Just like my hippy days

Sunday, November 9, 2008

Sexy summer is stalking but cool spring won't let go. The plankton are thriving in our little bay and they are feeding the pipis who nourish the stingrays. Then the orcas come by for dinner dressed to kill.
I am but a flea.

Friday, November 7, 2008

New paintings





Two new paintings. The top one is of good friend Elpie wearing her clans' tartan from photos I took when staying with her in Scotland.

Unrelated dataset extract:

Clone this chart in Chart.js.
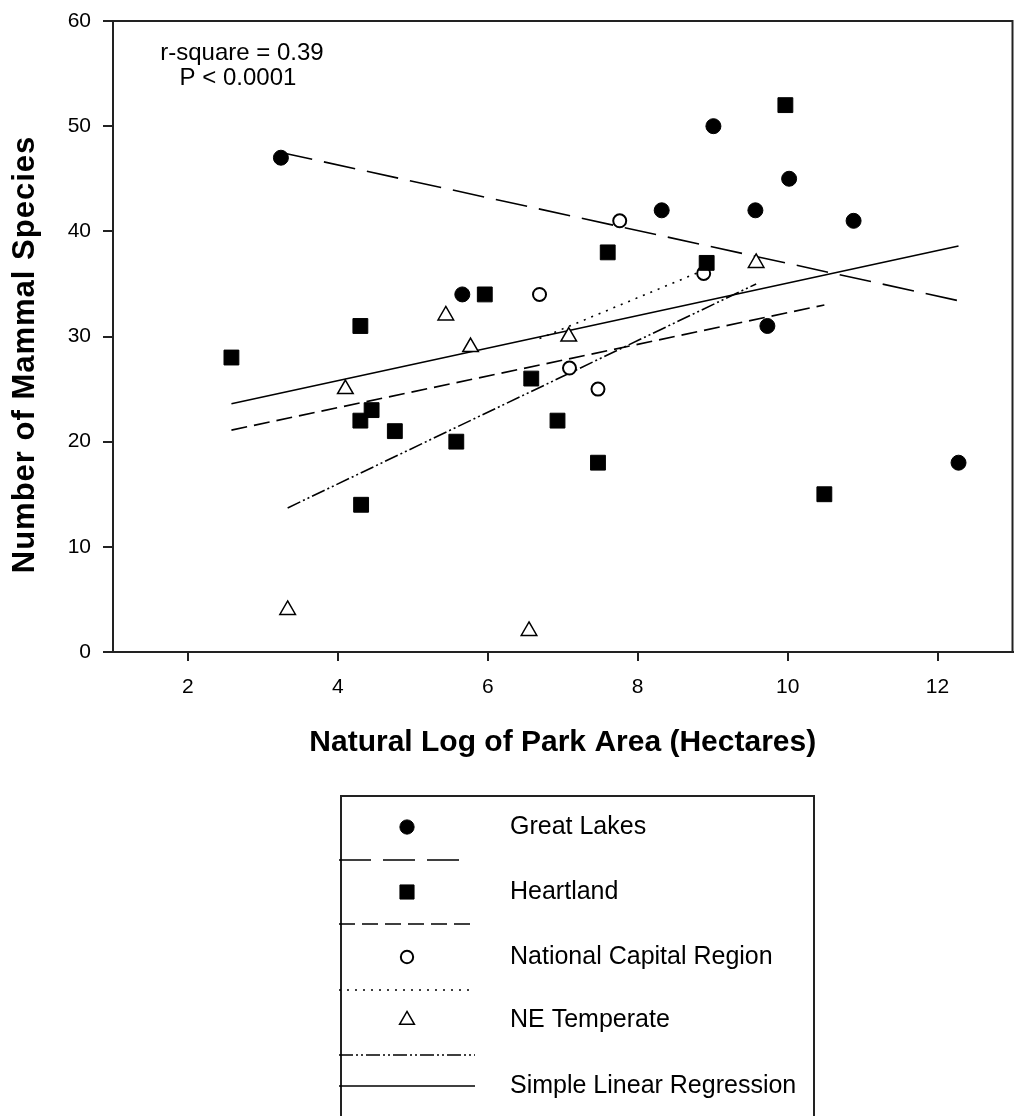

Wednesday, November 5, 2008

Denise turns 50


Denise turns the big five oh on Sunday so we are partying on Saturday night and wishing we hadn't on her birthday!


Well damn you
i only left
a small chink
and you prised it
open and climbed
right in


If only you had
taken your
shoes off
and brought your
slippers and your
own tea bags

I might have had
time to stand
the dresser
against the
door and nail down
the hatches

Pretending there
was no one home
gone fishin'
address unknown
now damn you
it's love

Monday, November 3, 2008

Jam (and honey) Session

It was music, muzik, mewsick at the Eggsentric Cafe on Sunday night. The instruments were on stage, the house lights were dim, the spots were bright and then out of the Coromandel Mountains came a mish mash of finger picking, throat warbling, foot stomping, hairy musos who at other times can only be seen hugging trees and tending various organic gardens in the deep bush.
The legend lives on!
Then there was Ian, who has a bone carving studio, playing and singing his originals and poetry, young Josh sometime underwater ceramic engineer (dishwasher) with his distinctive voice and excellent guitar skills, even younger Jeremy (9) on his trombone.
And still they came. Phil, a builder from Tairua, with his gravelly voice singing Dylan, Ronnie played with Julie who played with Ronnie an eclectic mix of originals and covers on keyboard and guitar with soaring vocals, Rob, who has a Lodge at Ferry Landing, gave us some Country and Western then his mate joined in and they belted out numbers like the Everly Brothers 'Bye Bye Love' and the crowd was up dancing and whooping.
Then it was time to go home. After all we are responsible citizens and go to work on Monday mornings. To sit and dream. Of next month!!